Bug 1572587

Summary:	prometheus pods getting oomkilled @ 100 node scale
Product:	OpenShift Container Platform	Reporter:	Jeremy Eder <jeder>
Component:	Monitoring	Assignee:	Dan Mace <dmace>
Status:	CLOSED CURRENTRELEASE	QA Contact:	Mike Fiedler <mifiedle>
Severity:	urgent	Docs Contact:
Priority:	urgent
Version:	3.10.0	CC:	aos-bugs, dmace, fbranczy, jforrest, jmencak, mifiedle, spasquie, wsun
Target Milestone:	---
Target Release:	3.10.0
Hardware:	All
OS:	Linux
Whiteboard:	aos-scalability-310
Fixed In Version:		Doc Type:	No Doc Update
Doc Text:	undefined	Story Points:	---
Clone Of:		Environment:
Last Closed:	2018-12-20 21:12:30 UTC	Type:	Bug
Regression:	---	Mount Type:	---
Documentation:	---	CRM:
Verified Versions:		Category:	---
oVirt Team:	---	RHEL 7.3 requirements from Atomic Host:
Cloudforms Team:	---	Target Upstream Version:
Embargoed:

Comment 1 Simon Pasquier 2018-04-27 12:51:45 UTC

Depending on the actual memory limits, you may or may not affected by this but other people have reported memory leaks with Prometheus 2.2.1 [1]. There's a opened PR [2] that seems to fix the problem but it may have surfaced other issues.
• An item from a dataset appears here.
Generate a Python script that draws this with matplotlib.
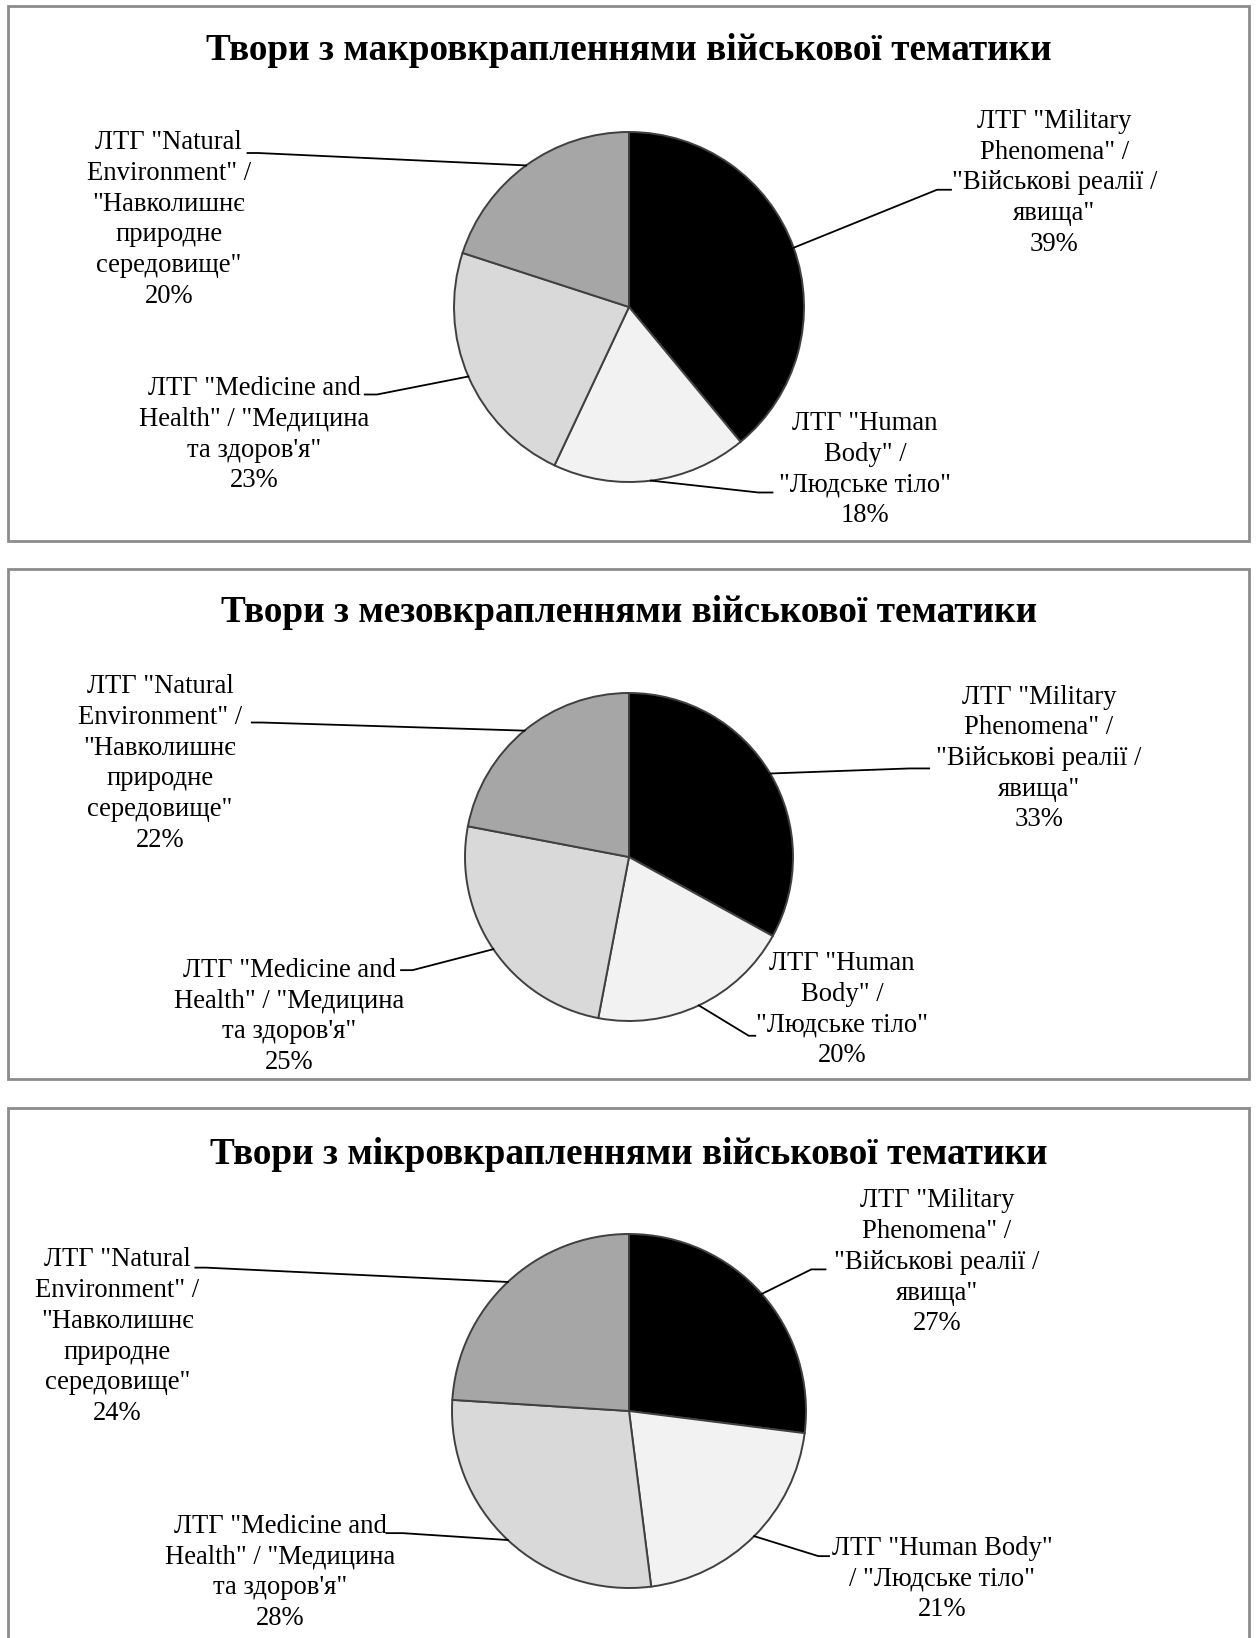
import numpy as np
import matplotlib
matplotlib.use('Agg')
from matplotlib import pyplot as plt
from matplotlib.patches import Rectangle

plt.rcParams['font.family'] = ['Liberation Serif', 'DejaVu Serif']

# categories (clockwise from 12 o'clock)
categories = ['Military', 'Human Body', 'Medicine', 'Natural']
colors = ['#000000', '#f2f2f2', '#d9d9d9', '#a6a6a6']

titles = [
    'Твори з макровкрапленнями військової тематики',
    'Твори з мезовкрапленнями військової тематики',
    'Твори з мікровкрапленнями військової тематики',
]

macro_values = [39, 18, 23, 20]
meso_values = [33, 20, 25, 22]
micro_values = [27, 21, 28, 24]

label_military = 'ЛТГ "Military\nPhenomena" /\n"Військові реалії /\nявища"'
label_human = 'ЛТГ "Human\nBody" /\n"Людське тіло"'
label_human_wide = 'ЛТГ "Human Body"\n/ "Людське тіло"'
label_medicine = 'ЛТГ "Medicine and\nHealth" / "Медицина\nта здоров\'я"'
label_natural = 'ЛТГ "Natural\nEnvironment" /\n"Навколишнє\nприродне\nсередовище"'

W, H = 1256, 1638
fig = plt.figure(figsize=(W / 100, H / 100), dpi=100)

# panel frames: (left, top, right, bottom) in pixels
frames = [(8, 6, 1249, 541), (8, 569, 1249, 1079), (8, 1108, 1249, 1660)]
for l, t, r, b in frames:
    fig.add_artist(Rectangle((l / W, 1 - b / H), (r - l) / W, (b - t) / H,
                             transform=fig.transFigure, fill=False,
                             edgecolor='#8c8c8c', linewidth=2))

title_y = [51, 613, 1154]
for t, ty in zip(titles, title_y):
    fig.text(629 / W, 1 - ty / H, t, ha='center', va='center',
             fontsize=26.8, fontweight='bold')

# pie centre and radius in pixels
pies = [(629, 307, 175), (629, 857, 164), (629, 1411, 177)]
all_values = [macro_values, meso_values, micro_values]
all_labels = [
    [label_military, label_human, label_medicine, label_natural],
    [label_military, label_human, label_medicine, label_natural],
    [label_military, label_human_wide, label_medicine, label_natural],
]

# label layout in radius units: text centre, leader elbow, stub end
text_pos = [
    [(2.43, 0.71), (1.35, -0.93), (-2.14, -0.73), (-2.63, 0.50)],
    [(2.50, 0.60), (1.30, -0.93), (-2.07, -0.97), (-2.86, 0.57)],
    [(1.74, 0.84), (1.77, -0.95), (-1.97, -0.91), (-2.89, 0.42)],
]
elbows = [
    [(1.76, 0.67, 1.84), (0.74, -1.06, 0.82), (-1.44, -0.50, -1.51), (-2.12, 0.88, -2.18)],
    [(1.71, 0.54, 1.83), (0.73, -1.09, 0.77), (-1.32, -0.69, -1.39), (-2.24, 0.82, -2.30)],
    [(1.03, 0.80, 1.11), (1.07, -0.82, 1.13), (-1.28, -0.69, -1.37), (-2.39, 0.81, -2.45)],
]

for (cx, cy, rad), vals, labs, tpos, elb in zip(pies, all_values, all_labels, text_pos, elbows):
    ax = fig.add_axes([(cx - rad) / W, 1 - (cy + rad) / H, 2 * rad / W, 2 * rad / H])
    ax.pie(vals, colors=colors, startangle=90, counterclock=False, radius=1,
           wedgeprops=dict(edgecolor='#404040', linewidth=1.4))
    ax.set_xlim(-1, 1)
    ax.set_ylim(-1, 1)
    ax.axis('off')

    total = float(sum(vals))
    start = 0.0
    for v, lab, (tx, ty), (ex, ey, sx) in zip(vals, labs, tpos, elb):
        mid = np.deg2rad(90 - 360 * (start + v / 2) / total)
        start += v
        px, py = np.cos(mid), np.sin(mid)
        ax.plot([px, ex, sx], [py, ey, ey], color='black', linewidth=1.3,
                clip_on=False)
        ax.text(tx, ty, '%s\n%d%%' % (lab, v), ha='center', va='center',
                multialignment='center', fontsize=19.2, linespacing=1.3,
                clip_on=False)

plt.savefig('out.png', dpi=100)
[1] https://github.com/prometheus/prometheus/issues/4095
[2] https://github.com/prometheus/prometheus/pull/4013

Comment 2 Jeremy Eder 2018-04-27 16:09:08 UTC

# oc edit cm -n openshift-monitoring cluster-monitoring-config

add the resources line below.

    prometheusK8s:                                                                                                                                                          
      baseImage: quay.io/prometheus/prometheus                                                                                                                              
      resources: {}

wait patiently. mine took about 5 minutes to stop/start both prometheus-k8s-N pods

# oc get pod -n openshift-monitoring prometheus-k8s-1 -o yaml

Now you will see 

    name: prometheus                                                                                                                                                        
    resources:                                                                                                                                                              
      requests:                                                                                                                                                             
        memory: 2Gi     

The RSS of these prometheus processes is just about 2.2G right now, each using 0.2 cores (scale labl env, 100 node cluster, 600 pods).

I think we need to disable the limits in-product, or at least bump them to something like 30G (number taken from starter clusters, see attached image).

Comment 4 Dan Mace 2018-05-18 17:00:19 UTC

https://github.com/openshift/openshift-ansible/pull/8442

Comment 5 Dan Mace 2018-05-21 17:16:31 UTC

(In reply to Dan Mace from comment #4)
> https://github.com/openshift/openshift-ansible/pull/8442

New upstream fix: https://github.com/openshift/cluster-monitoring-operator/pull/19

Will also require an openshift-ansible PR to a new cluster-monitoring-operator release, which I'll link here.

Comment 6 Dan Mace 2018-05-23 14:48:59 UTC

Fix for this is ready, still trying to get a new cluster-monitoring-operator release pushed so I can open a new openshift-ansible PR.

Comment 7 Dan Mace 2018-05-24 11:55:24 UTC

https://github.com/openshift/openshift-ansible/pull/8514

Comment 10 Mike Fiedler 2018-06-05 18:57:45 UTC

Moving back to ASSIGNED based on comment 9.

Comment 11 Dan Mace 2018-06-06 17:02:00 UTC

This can be tested with the release of https://github.com/openshift/openshift-ansible/pull/8591

Comment 12 Wei Sun 2018-06-08 02:01:29 UTC

The PR has been merged to openshift-ansible-3.10.0-0.63.0,please check

Comment 13 Mike Fiedler 2018-06-11 15:46:22 UTC

Verified on 3.10.0-0.64.0.  prometheus-operator now using PV/PVC for persistence and resource limits have been removed from deployments/statefulsets/daemonsets.